With the indictment of six police officers in Baltimore for the killing of Freddie Gray, the protests in the city have begun to subside. But for 32BJ members who live and work in Baltimore, the causes of the unrest still need to be addressed.
“The police have been killing our black men for so long and getting away with it. It is time to stop,” said commercial office cleaner Francis Smith. “There is so much poverty in Baltimore, I think that is why police think that they can do what they want to do. But we are still human too.”
“Police violence does exist. In some areas of the hood, police are more aggressive than more affluent ones,” says Melba Knight, a security officer at Harbor East in Baltimore. Security officers there have been organizing for a better life for 2 years. “Poverty is very prevalent in Baltimore. It also occurs in two-income homes. I am disappointed that the state of Maryland and some local businesses refuse to invest in certain communities.”

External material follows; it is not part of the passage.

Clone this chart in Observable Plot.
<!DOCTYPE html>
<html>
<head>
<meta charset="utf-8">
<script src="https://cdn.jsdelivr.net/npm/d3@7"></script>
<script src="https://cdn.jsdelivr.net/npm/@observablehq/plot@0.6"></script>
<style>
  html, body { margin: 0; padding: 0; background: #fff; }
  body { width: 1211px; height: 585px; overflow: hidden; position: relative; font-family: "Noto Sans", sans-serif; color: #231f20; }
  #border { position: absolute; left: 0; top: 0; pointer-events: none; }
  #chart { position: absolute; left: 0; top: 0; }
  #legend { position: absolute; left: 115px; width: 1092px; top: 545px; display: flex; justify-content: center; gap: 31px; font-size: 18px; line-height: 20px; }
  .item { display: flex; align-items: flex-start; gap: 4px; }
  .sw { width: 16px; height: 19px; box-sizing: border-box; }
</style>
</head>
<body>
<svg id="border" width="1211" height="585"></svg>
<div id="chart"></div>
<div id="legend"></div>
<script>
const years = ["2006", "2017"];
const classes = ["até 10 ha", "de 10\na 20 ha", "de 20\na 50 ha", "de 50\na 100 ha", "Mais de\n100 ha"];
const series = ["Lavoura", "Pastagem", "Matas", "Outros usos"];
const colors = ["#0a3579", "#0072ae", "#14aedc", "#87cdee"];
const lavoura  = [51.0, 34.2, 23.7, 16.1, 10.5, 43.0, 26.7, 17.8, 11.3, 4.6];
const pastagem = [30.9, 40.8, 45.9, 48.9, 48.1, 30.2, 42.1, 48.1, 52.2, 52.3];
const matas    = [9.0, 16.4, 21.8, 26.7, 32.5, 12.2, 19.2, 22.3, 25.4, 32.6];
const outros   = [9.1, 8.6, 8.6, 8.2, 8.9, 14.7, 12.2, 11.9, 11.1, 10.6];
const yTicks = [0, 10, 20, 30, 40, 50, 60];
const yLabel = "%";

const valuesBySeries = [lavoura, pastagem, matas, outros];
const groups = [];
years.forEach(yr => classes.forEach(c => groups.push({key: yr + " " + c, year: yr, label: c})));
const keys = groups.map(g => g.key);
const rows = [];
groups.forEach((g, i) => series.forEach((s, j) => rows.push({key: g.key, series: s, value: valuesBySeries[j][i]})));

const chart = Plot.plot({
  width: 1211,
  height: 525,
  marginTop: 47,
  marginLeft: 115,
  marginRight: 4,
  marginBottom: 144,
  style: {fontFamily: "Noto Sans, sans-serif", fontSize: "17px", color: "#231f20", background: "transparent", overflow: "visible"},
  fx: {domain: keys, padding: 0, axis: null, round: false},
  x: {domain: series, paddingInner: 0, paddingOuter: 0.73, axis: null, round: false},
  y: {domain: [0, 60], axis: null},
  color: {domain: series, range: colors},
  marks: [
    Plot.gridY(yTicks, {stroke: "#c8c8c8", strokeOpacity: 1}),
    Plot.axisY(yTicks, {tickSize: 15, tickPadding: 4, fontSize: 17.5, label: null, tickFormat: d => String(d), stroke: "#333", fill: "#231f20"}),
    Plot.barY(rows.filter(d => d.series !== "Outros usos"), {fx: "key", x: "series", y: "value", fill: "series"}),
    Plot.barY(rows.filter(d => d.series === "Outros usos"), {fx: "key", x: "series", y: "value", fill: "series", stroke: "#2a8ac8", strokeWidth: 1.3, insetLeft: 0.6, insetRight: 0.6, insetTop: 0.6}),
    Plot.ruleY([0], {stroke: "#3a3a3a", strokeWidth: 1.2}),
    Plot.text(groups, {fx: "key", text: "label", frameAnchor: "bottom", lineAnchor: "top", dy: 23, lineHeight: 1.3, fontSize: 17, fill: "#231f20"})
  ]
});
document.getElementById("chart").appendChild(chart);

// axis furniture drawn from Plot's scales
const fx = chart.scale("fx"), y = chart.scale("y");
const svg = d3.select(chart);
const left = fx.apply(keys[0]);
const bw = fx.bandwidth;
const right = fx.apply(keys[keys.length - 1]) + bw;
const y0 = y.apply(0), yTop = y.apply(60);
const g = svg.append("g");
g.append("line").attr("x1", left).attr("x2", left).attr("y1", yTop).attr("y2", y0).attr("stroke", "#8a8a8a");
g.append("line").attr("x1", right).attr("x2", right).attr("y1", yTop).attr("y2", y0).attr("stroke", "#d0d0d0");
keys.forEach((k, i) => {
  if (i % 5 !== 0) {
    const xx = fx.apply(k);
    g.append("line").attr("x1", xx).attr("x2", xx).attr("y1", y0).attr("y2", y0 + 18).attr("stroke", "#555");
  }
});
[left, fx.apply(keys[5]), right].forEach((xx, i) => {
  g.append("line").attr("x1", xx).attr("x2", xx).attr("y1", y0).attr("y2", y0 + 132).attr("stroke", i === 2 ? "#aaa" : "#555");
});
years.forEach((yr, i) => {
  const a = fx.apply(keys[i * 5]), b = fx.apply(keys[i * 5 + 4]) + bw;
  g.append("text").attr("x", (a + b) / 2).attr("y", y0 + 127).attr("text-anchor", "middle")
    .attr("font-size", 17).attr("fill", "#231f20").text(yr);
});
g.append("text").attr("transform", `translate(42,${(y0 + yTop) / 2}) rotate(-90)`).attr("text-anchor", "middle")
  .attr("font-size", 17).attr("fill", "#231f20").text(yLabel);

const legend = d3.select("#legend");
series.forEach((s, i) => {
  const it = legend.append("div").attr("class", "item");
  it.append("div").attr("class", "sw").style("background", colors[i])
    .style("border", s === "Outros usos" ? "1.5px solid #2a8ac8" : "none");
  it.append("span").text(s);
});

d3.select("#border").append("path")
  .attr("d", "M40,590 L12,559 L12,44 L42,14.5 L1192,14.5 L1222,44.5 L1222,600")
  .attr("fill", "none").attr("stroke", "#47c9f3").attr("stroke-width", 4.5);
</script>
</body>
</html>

Aranjalita Mills, a commercial office cleaner in downtown Baltimore, agrees. “The poverty level here in Baltimore has not changed. We feel what little that we have been given is not enough. We do not have opportunity so we have to learn to survive with what we are given.” Mills says that a lack of good jobs is what keeps Baltimore families from living in better neighborhoods and living stable lives, and that investors need to give to poor communities and help to invest in building better for the communities that are around them.